The Colts getting a quarterback via free agency is new to me but they pried Philip Rivers away from the Los Angeles Chargers. As a life-long Colts fan (40-years), the last time I saw Indy reach into the free agency pool was 1994 when the signed Jim Harbaugh. Four years later, Peyton Manning was drafted then Andrew Luck in 2012. While the unexpected retirement of Luck, Jacoby Brissett came over from trade to New England (2017) for Phillip Dorsett. What did they have to spend, and what does it mean for fantasy football in 2020?
Philip Rivers’ Contract
Rivers is a first-time free agent after spending 16-seasons with the Chargers. He came to San Diego when the Chargers decided to trade Eli Manning to the New York Giants during the 2004 NFL Draft. Rivers was also the quarterback that the organization tied their franchise around after releasing Drew Brees after the 2005 season.
Even though Rivers never got past the AFC Conference Championship, he did lead them to five playoff appearances.
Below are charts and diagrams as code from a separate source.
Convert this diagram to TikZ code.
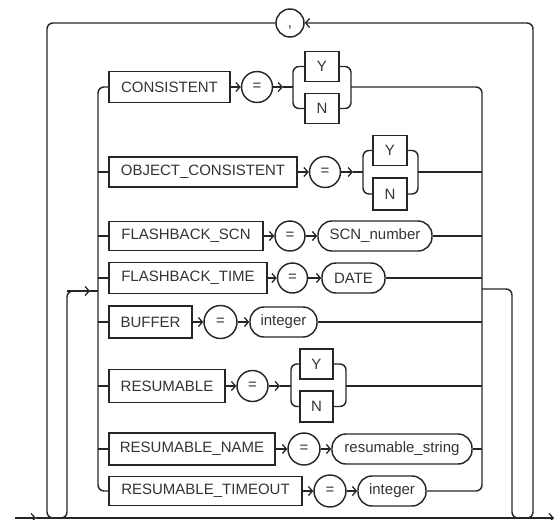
\documentclass[tikz,border=0pt]{standalone}
\usepackage{fontspec}
\setmainfont{Liberation Sans}
\usetikzlibrary{arrows.meta}
\tikzset{
  base/.style={draw=black!85, line width=1.45pt, inner sep=0pt, text=black!80, font=\fontsize{15}{17}\selectfont},
  kw/.style={base, rectangle, minimum height=31pt},
  ov/.style={base, rectangle, rounded corners=14pt, minimum height=30pt},
  eqc/.style={base, circle, minimum size=31pt},
  yn/.style={base, rectangle, minimum width=34pt, minimum height=30pt},
  ln/.style={draw=black!85, line width=1.45pt},
  rc/.style={ln, rounded corners=6pt},
  arr/.style={ln, -{Straight Barb[length=4pt,width=9pt,line width=1.3pt]}},
}
\begin{document}
\begin{tikzpicture}[x=1pt,y=-1pt]
\useasboundingbox (0,0) rectangle (555,520);

% comma loop
\node[base, circle, minimum size=28pt, text height=9pt, text depth=1pt] (comma) at (290,23) {,};

% row 1 CONSISTENT
\node[kw, minimum width=121pt] (c1) at (169.5,87) {CONSISTENT};
\node[eqc] (e1) at (257,87) {=};
\node[yn] (y1) at (322,66.5) {Y};
\node[yn] (n1) at (322,108.5) {N};
\coordinate (l1) at (293,87);
\coordinate (r1) at (351,87);
\coordinate (a1) at (283,87);

% row 2 OBJECT_CONSISTENT
\node[kw, minimum width=188pt, minimum height=30pt] (c2) at (203,172) {OBJECT\_CONSISTENT};
\node[eqc] (e2) at (325,172) {=};
\node[yn] (y2) at (390,150.5) {Y};
\node[yn, minimum height=32pt] (n2) at (390,194) {N};
\coordinate (l2) at (363,172);
\coordinate (r2) at (418,172);
\coordinate (a2) at (353,172);

% row 3 FLASHBACK_SCN
\node[kw, minimum width=154pt, minimum height=29pt] (c3) at (186,236) {FLASHBACK\_SCN};
\node[eqc, minimum size=30pt] (e3) at (290,236) {=};
\node[ov, minimum width=114pt] (v3) at (375,236) {SCN\_number};

% row 4 FLASHBACK_TIME
\node[kw, minimum width=158pt] (c4) at (188,278) {FLASHBACK\_TIME};
\node[eqc, minimum size=30pt] (e4) at (292.5,278) {=};
\node[ov, minimum width=63pt] (v4) at (353.5,278) {DATE};

% row 5 BUFFER
\node[kw, minimum width=83pt, minimum height=32pt] (c5) at (150.5,322) {BUFFER};
\node[eqc, minimum size=33pt] (e5) at (220.5,322) {=};
\node[ov, minimum width=67pt] (v5) at (283.5,322) {integer};

% row 6 RESUMABLE
\node[kw, minimum width=116pt, minimum height=33pt] (c6) at (167,386) {RESUMABLE};
\node[eqc] (e6) at (252.5,386) {=};
\node[yn, minimum width=33pt] (y6) at (316.5,364) {Y};
\node[yn, minimum width=33pt, minimum height=31pt] (n6) at (316.5,406.5) {N};
\coordinate (l6) at (291,386);
\coordinate (r6) at (346,386);
\coordinate (a6) at (280,386);

% row 7 RESUMABLE_NAME
\node[kw, minimum width=166pt, minimum height=32pt] (c7) at (192,449) {RESUMABLE\_NAME};
\node[eqc, minimum size=32pt] (e7) at (304,449) {=};
\node[ov, minimum width=140pt] (v7) at (402,449) {resumable\_string};

% row 8 RESUMABLE_TIMEOUT
\node[kw, minimum width=193pt, minimum height=29pt] (c8) at (205.5,491) {RESUMABLE\_TIMEOUT};
\node[eqc, minimum size=32pt] (e8) at (330,491) {=};
\node[ov, minimum width=68pt] (v8) at (392,491) {integer};

% arrows keyword -> = -> value
\foreach \i in {1,2,3,4,5,6,7,8} {\draw[arr] (c\i.east) -- (e\i.west);}
\foreach \i in {3,4,5,7,8} {\draw[arr] (e\i.east) -- (v\i.west);}
\foreach \i in {1,2,6} {
  \draw[arr] (e\i.east) -- (a\i);
  \draw[ln] (a\i) -- (l\i);
  \draw[rc] (y\i.west) -| (l\i) |- (n\i.west);
  \draw[rc] (y\i.east) -| (r\i) |- (n\i.east);
}

% left trunk
\coordinate (lt) at (98,87);
\coordinate (lb) at (98,491);
\draw[rc] (c1.west) -- (lt) -- (lb) -- (c8.west);
\foreach \i in {2,3,4,5,6,7} {\draw[ln] (c\i.west) -- (c\i.west -| lt);}

% right trunk
\coordinate (rt) at (482,87);
\coordinate (rb) at (482,491);
\draw[rc] (r1) -- (rt) -- (rb) -- (v8.east);
\draw[ln] (r2) -- (r2 -| rt);
\draw[ln] (r6) -- (r6 -| rt);
\foreach \i in {3,4,5,7} {\draw[ln] (v\i.east) -- (v\i.east -| rt);}

% main line
\coordinate (m0) at (15,518);
\coordinate (m1) at (36,518);
\coordinate (m2) at (554,518);
\draw[arr] (m0) -- (m1);
\draw[arr] (m1) -- (m2);

% entry into the choice block
\coordinate (ea) at (60,518);
\coordinate (eb) at (67,518);
\coordinate (ec) at (67,291);
\coordinate (ed) at (90,291);
\draw[rc] (ea) -- (eb) -- (ec) -- (ed);
\draw[arr] (ec) -- (ed);
\draw[ln] (ed) -- (ed -| lt);

% exit from the choice block
\coordinate (xa) at (482,289);
\coordinate (xb) at (512,289);
\coordinate (xc) at (512,518);
\coordinate (xd) at (520,518);
\draw[rc] (xa) -- (xb) -- (xc) -- (xd);

% outer repeat loop with comma
\coordinate (oa) at (526,518);
\coordinate (ob) at (533,518);
\coordinate (oc) at (533,23);
\coordinate (od) at (47,23);
\coordinate (oe) at (47,518);
\coordinate (of) at (55,518);
\draw[rc, arr] (oa) -- (ob) -- (oc) -- (comma.east);
\draw[rc] (comma.west) -- (od) -- (oe) -- (of);
\end{tikzpicture}
\end{document}
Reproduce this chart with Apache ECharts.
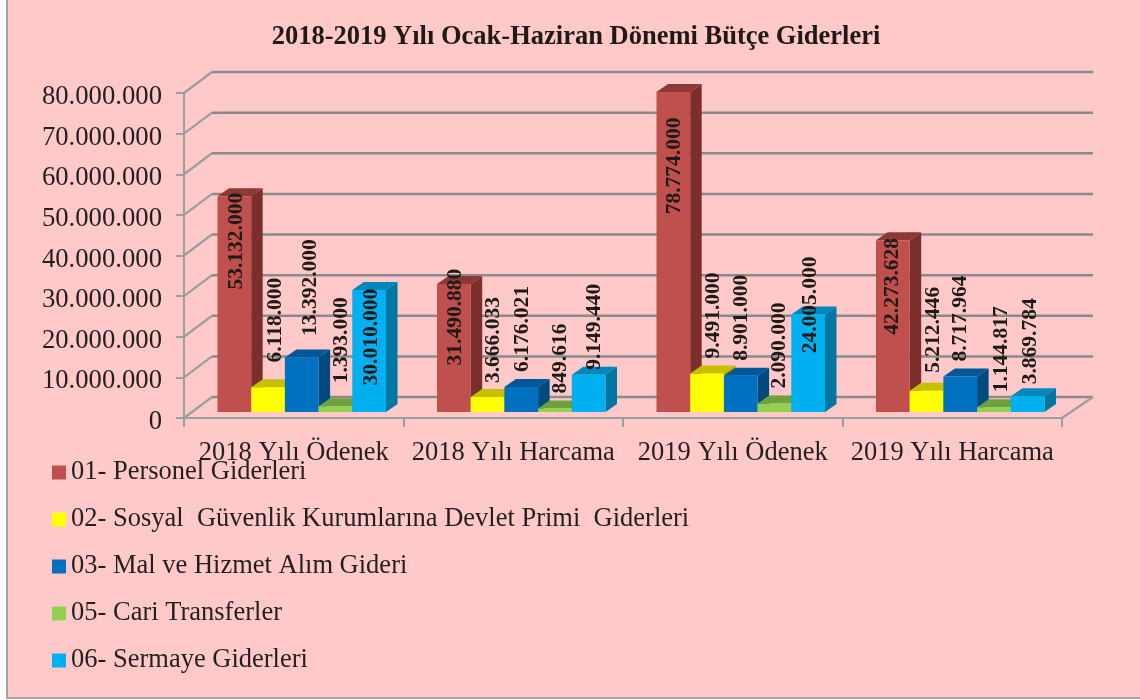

Along with his pedigree, he brings 8x Pro-Bowl selection and 2013 AP and PFWA Comeback player of the Year. A deep-ball weapon with a cannon arm, Rivers will bring to the Colts his 59,271 passing yards, 397 passing touchdowns, and 198 interceptions.
Rivers signed a one-year deal worth $25 million, ending long-time speculation that he would end up with his former quarterback coach Nick Sirianni and offensive coordinator Frank Reich. Sirianni is now the Colts offensive coordinator hired by Reich when he was named head coach in 2018.
Philip Rivers on the Indianapolis Colts
Rivers is 38-years old, and at times looks like he wasn’t tossing a football but a bowling ball instead. The aging signal-caller will now battle the 2019 starter Brissett if the Colts choose to keep him, but with Brissett carrying a $21.3 million price tag, they are unlikely to retain his services.
Rivers at the helm opens up the Colts’ offense. He will push the ball downfield and utilize like star wide receiver T.Y. Hilton and the speedy Parris Campbell. Rivers should perform better than last year, as he will finally get the protection he never had as a Charger and some new toys. Jack Doyle’s fantasy football stock should rise as Rivers will need to dump-off passes as he is a statue with minimal mobility in the pocket.
Unfortunately, Indy will need to address Rivers’ interceptions. Brissett threw only six all season whereas Rivers was giving it away like free candy (20), third-worst in the league. However, his touchdowns should offset this. Brissett struggled to throw the team into the end zone. The Colts reached paydirt through the air only 18 times, while Rivers’ 23 passing scores were about NFL average.
Marlon Mack will see a slight decrease in yardage. If the Colts have their way, he will have less ground to rumble as Rivers deep ball will eat most of it. His statline will land closer to his 2018 line (195-908-8) than his 2019 (247-1091-8). He is a non-factor in the passing game, as he’s caught just 52 passes in three seasons.
Unfortunately, the Colts offensive line didn’t always protect Brissett, and he was able to move out of the rush, where Rivers won’t be able to escape. Indianapolis finished with the 12th best sack protection in the league, but that figure will now go up.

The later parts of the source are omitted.